* [Supplied information]
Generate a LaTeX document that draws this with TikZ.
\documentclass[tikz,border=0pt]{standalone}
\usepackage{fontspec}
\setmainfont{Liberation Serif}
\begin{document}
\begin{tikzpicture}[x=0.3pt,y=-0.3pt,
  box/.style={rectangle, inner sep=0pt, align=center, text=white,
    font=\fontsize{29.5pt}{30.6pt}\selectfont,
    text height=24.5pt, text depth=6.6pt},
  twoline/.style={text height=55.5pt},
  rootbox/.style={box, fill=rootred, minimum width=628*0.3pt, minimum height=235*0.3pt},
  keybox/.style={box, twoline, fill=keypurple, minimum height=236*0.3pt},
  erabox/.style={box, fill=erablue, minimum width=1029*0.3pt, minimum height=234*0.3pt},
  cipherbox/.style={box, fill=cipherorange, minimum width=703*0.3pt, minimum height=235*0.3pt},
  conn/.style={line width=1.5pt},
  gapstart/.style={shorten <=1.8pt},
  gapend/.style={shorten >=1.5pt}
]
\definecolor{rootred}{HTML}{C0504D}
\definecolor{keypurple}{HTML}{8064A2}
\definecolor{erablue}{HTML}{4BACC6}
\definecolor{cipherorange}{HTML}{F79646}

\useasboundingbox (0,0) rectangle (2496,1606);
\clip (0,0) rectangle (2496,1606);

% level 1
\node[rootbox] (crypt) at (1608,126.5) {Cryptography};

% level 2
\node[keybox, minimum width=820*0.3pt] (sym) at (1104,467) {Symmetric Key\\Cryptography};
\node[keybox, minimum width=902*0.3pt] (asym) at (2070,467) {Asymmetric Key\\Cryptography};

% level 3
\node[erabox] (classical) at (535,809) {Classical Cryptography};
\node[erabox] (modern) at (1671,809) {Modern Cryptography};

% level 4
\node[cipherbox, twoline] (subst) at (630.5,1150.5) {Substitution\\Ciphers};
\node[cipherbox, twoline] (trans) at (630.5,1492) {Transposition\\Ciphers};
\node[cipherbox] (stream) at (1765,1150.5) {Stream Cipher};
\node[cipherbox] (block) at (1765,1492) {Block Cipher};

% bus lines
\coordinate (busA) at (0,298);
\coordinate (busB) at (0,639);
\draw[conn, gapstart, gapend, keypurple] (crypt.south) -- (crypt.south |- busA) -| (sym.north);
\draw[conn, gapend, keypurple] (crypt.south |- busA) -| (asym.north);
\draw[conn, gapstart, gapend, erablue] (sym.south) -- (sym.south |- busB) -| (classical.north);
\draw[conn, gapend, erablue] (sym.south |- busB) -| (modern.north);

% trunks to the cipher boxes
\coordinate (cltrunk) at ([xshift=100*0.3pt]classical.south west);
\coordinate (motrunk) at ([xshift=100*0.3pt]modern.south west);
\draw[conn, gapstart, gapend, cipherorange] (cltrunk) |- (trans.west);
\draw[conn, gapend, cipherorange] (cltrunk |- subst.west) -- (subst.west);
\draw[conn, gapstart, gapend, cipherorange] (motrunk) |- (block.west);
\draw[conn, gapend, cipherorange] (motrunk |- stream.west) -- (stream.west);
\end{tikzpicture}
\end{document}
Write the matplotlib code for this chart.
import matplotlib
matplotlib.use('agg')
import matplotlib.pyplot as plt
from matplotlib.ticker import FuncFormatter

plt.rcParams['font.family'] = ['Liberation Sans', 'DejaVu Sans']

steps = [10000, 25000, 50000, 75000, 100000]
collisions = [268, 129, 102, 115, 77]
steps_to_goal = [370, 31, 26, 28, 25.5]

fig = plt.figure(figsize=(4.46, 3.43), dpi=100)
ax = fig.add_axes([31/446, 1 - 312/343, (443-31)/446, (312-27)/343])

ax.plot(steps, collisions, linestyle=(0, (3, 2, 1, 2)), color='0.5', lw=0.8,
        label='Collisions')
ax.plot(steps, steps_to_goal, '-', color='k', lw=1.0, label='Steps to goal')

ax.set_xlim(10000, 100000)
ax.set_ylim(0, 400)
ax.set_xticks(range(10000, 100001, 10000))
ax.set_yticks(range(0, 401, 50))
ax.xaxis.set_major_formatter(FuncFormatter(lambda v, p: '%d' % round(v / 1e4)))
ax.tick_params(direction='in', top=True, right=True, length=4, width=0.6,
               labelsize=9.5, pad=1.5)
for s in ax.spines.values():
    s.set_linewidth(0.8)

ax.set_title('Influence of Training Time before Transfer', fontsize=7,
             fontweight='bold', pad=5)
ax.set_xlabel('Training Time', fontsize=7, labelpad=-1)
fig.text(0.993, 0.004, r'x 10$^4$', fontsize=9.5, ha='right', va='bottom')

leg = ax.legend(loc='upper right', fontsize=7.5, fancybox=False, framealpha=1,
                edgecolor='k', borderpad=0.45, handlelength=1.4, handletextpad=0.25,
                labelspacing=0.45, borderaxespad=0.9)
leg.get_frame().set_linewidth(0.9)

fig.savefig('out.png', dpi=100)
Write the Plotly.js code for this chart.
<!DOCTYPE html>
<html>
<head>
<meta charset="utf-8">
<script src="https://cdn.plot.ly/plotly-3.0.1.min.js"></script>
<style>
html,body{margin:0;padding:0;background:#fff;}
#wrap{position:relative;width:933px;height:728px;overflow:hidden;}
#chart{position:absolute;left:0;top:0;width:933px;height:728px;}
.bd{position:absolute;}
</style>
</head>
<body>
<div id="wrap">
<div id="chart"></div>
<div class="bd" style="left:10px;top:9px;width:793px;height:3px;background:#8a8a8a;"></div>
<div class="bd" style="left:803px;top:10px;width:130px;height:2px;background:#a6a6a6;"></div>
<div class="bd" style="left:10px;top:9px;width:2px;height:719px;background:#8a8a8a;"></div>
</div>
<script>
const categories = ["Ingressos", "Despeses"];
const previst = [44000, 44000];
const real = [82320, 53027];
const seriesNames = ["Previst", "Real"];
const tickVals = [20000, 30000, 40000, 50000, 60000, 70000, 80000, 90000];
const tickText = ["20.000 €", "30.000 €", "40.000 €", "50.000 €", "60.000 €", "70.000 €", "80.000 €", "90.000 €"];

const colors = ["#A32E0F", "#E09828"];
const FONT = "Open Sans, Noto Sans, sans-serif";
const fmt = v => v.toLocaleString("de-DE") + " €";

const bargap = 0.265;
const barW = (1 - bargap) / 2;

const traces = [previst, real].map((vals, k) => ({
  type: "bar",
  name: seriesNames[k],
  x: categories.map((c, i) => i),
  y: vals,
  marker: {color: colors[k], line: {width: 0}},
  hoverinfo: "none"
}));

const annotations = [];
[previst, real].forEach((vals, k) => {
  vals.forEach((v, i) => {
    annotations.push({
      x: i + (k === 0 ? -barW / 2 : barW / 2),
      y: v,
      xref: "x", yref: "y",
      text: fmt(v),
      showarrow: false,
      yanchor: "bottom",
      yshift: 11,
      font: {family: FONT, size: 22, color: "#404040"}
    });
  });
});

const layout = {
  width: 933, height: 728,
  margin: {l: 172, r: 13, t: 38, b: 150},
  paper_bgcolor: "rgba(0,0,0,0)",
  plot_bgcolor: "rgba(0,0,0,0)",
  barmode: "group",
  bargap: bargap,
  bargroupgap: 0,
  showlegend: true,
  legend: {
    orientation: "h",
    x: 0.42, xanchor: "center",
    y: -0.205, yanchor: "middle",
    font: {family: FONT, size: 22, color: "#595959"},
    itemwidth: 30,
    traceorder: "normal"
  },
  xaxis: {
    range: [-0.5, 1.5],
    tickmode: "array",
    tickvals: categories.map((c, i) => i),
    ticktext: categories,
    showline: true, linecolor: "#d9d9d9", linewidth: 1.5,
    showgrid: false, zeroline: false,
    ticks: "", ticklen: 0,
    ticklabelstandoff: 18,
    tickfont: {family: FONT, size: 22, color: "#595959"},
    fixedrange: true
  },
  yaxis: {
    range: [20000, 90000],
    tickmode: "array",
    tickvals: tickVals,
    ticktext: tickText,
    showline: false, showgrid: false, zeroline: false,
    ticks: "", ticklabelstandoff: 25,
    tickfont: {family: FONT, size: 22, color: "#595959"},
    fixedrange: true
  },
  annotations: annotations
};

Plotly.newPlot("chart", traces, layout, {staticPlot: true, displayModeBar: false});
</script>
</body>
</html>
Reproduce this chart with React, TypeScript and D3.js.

* [What you have to do]
Search the preceding listing for the word "matplotlib" and pull out every line that holds it.

* [Solution for this task]
Write the matplotlib code for this chart.
import matplotlib
matplotlib.use('agg')
import matplotlib.pyplot as plt
from matplotlib.ticker import FuncFormatter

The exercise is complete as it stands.